How Celebrity Baby Names Actually Influence Trends
Namekin Team
Editorial

TL;DR
Celebrity baby names grab headlines but rarely start trends. Most stay rare because the public feels they belong to a specific famous family. The names that do climb, like Harper, were usually already rising. Fictional characters, from Arya to Luna, tend to influence naming more strongly than real celebrity children.
Every time a celebrity announces a baby name, the headlines predict a cultural wave. Sometimes they are right. Often they are not. The relationship between famous names and the broader population is more complicated than it looks, and understanding it can tell you a lot about where naming trends actually come from.
The myth of instant influence
Contrary to popular belief, most celebrity baby names do not immediately climb the national charts. When a Hollywood actor or pop star names a child Apple, Moxie or North, those names usually stay rare even after extensive coverage. The public takes note, but most parents do not feel they can wear a name that has been publicly branded to a specific celebrity family.
The names that do climb
Celebrity names tend to influence the charts when they sit closer to the mainstream to begin with. When Victoria Beckham named her daughter Harper, the name climbed sharply, partly because it was already hovering on the edges of popularity. When the Cambridges chose George, Charlotte and Louis, they reinforced names that were already classic and widely used, tipping them slightly higher rather than transforming the picture.
Celebrities rarely start a trend. They confirm one. By the time a famous person chooses a name, thousands of parents have usually been considering it already.
How fictional characters change the charts
Fictional names that genuinely moved the charts:
- Khaleesi, from Game of Thrones, used thousands of times
- Arya, from Game of Thrones, rose sharply and stayed
- Arwen and Aragorn, from Lord of the Rings
- Bella, from Twilight, propelled a long climb
- Luna, from Harry Potter, now a top-ten name
- Elsa and Anna, from Frozen, both saw notable rises
Why fiction sometimes outweighs fame
Fictional characters often influence naming more than real celebrities.
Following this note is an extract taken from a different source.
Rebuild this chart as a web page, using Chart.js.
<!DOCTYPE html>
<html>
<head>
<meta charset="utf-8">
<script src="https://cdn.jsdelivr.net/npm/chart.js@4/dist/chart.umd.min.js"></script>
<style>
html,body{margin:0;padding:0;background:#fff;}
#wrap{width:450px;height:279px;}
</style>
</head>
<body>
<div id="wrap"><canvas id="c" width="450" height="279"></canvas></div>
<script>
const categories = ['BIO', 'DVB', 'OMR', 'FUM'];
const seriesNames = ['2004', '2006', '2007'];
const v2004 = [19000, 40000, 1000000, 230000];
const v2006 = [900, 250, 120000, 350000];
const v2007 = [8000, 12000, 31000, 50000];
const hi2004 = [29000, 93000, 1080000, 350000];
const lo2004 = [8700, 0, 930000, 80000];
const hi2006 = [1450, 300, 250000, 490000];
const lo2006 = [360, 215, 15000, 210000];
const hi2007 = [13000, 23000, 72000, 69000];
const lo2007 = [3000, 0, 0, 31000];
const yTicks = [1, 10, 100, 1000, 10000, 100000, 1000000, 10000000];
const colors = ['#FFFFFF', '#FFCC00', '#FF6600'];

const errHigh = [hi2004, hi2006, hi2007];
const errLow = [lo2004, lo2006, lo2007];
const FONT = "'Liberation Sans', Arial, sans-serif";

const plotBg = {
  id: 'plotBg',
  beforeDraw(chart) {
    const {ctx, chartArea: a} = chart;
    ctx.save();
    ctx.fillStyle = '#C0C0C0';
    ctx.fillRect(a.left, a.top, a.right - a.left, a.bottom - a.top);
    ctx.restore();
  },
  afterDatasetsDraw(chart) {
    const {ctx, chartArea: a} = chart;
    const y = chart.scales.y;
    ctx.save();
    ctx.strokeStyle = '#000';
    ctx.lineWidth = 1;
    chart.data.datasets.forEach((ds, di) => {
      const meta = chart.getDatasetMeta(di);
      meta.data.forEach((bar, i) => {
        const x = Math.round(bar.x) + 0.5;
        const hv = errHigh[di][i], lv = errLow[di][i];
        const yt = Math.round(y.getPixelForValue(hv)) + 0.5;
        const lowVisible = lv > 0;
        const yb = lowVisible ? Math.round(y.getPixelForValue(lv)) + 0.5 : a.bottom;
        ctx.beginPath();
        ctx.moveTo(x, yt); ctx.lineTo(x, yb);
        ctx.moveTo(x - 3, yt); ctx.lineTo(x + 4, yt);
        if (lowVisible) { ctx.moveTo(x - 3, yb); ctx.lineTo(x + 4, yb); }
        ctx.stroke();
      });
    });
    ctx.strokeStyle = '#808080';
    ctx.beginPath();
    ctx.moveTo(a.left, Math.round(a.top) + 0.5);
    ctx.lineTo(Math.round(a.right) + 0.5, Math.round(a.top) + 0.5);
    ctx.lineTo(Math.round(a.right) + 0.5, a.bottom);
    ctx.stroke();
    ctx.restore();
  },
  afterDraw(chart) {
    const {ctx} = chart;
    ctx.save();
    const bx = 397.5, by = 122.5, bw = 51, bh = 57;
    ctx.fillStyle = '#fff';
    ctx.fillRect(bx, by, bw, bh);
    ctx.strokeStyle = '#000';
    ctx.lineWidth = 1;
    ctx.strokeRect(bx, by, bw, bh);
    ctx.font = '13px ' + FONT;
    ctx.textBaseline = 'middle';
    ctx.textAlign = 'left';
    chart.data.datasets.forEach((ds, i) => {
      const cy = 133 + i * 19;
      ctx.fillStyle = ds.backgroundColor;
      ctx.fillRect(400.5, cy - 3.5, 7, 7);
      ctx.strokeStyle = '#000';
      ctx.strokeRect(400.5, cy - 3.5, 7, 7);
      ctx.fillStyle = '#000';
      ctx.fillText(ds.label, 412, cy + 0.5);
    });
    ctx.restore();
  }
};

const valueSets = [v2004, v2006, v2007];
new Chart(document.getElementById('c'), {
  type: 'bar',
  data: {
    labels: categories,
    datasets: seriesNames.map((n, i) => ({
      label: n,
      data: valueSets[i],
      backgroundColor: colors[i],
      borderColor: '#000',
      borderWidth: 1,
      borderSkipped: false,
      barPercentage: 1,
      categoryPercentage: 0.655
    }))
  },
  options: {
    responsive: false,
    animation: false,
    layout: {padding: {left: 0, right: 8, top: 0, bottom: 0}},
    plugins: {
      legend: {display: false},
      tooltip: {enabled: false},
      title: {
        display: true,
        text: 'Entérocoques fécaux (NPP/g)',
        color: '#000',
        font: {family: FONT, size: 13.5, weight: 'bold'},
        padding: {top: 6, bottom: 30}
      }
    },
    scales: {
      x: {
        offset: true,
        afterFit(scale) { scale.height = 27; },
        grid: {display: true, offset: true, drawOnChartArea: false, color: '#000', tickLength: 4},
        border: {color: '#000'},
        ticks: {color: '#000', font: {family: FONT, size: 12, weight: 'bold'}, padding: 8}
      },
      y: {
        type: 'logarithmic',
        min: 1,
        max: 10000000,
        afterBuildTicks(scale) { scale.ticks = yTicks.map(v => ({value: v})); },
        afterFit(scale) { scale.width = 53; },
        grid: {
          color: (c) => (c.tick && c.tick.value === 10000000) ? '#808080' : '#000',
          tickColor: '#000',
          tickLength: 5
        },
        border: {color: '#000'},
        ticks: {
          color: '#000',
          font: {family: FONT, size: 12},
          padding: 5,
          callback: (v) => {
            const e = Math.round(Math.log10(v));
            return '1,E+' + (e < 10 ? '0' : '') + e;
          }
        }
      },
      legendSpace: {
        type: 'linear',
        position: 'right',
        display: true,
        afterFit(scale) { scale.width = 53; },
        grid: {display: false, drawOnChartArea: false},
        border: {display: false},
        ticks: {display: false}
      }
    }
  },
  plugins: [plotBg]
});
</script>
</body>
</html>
A character is a blank canvas onto which parents can project meaning. A real celebrity's child, by contrast, already owns the name in the public imagination. That makes fictional names safer for imitation while famous people's children often become outliers.
When celebrity influence becomes noise
Even when a celebrity name does climb, it is often briefly. Names pushed by public figures tend to have shorter, sharper arcs than those driven by underlying cultural shifts. Parents who want a name that will age well usually do best to ignore the headlines and look at the deeper patterns instead.
Celebrity baby names are fun to read about and occasionally genuinely influential. But if you are naming your own child, trust the trends that are happening at ground level. Those are the ones that will still feel right in twenty years.